### Source material ###

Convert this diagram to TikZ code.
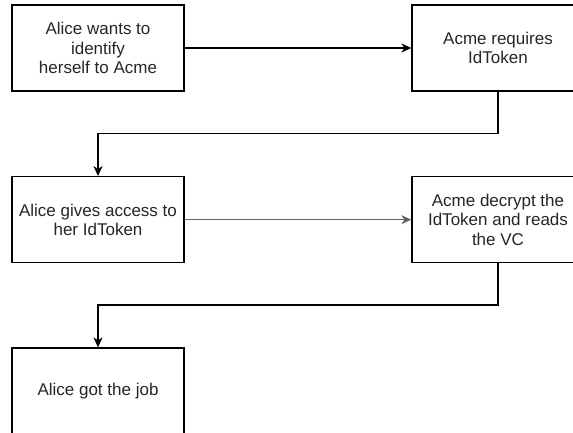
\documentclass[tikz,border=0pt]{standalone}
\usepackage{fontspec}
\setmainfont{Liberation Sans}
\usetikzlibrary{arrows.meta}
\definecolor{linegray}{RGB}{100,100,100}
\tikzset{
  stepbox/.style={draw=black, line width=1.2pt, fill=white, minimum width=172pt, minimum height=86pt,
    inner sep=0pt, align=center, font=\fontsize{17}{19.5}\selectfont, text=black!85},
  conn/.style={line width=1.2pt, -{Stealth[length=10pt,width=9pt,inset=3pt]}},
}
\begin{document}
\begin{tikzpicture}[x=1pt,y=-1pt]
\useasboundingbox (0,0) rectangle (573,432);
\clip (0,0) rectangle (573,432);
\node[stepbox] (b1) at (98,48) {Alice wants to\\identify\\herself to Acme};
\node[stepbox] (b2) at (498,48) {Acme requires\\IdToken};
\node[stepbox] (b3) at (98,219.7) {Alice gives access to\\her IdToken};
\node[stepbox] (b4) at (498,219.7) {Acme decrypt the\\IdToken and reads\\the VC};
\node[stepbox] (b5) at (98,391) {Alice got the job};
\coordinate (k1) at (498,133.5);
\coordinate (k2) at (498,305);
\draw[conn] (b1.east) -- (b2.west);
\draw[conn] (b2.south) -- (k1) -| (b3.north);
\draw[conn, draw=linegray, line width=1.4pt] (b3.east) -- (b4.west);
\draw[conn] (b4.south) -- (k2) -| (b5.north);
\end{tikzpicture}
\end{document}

###

§ What to work on
Output an exact copy of the material, with the pictures removed.

§ Exercise result
Convert this diagram to TikZ code.
\documentclass[tikz,border=0pt]{standalone}
\usepackage{fontspec}
\setmainfont{Liberation Sans}
\usetikzlibrary{arrows.meta}
\definecolor{linegray}{RGB}{100,100,100}
\tikzset{
  stepbox/.style={draw=black, line width=1.2pt, fill=white, minimum width=172pt, minimum height=86pt,
    inner sep=0pt, align=center, font=\fontsize{17}{19.5}\selectfont, text=black!85},
  conn/.style={line width=1.2pt, -{Stealth[length=10pt,width=9pt,inset=3pt]}},
}
\begin{document}
\begin{tikzpicture}[x=1pt,y=-1pt]
\useasboundingbox (0,0) rectangle (573,432);
\clip (0,0) rectangle (573,432);
\node[stepbox] (b1) at (98,48) {Alice wants to\\identify\\herself to Acme};
\node[stepbox] (b2) at (498,48) {Acme requires\\IdToken};
\node[stepbox] (b3) at (98,219.7) {Alice gives access to\\her IdToken};
\node[stepbox] (b4) at (498,219.7) {Acme decrypt the\\IdToken and reads\\the VC};
\node[stepbox] (b5) at (98,391) {Alice got the job};
\coordinate (k1) at (498,133.5);
\coordinate (k2) at (498,305);
\draw[conn] (b1.east) -- (b2.west);
\draw[conn] (b2.south) -- (k1) -| (b3.north);
\draw[conn, draw=linegray, line width=1.4pt] (b3.east) -- (b4.west);
\draw[conn] (b4.south) -- (k2) -| (b5.north);
\end{tikzpicture}
\end{document}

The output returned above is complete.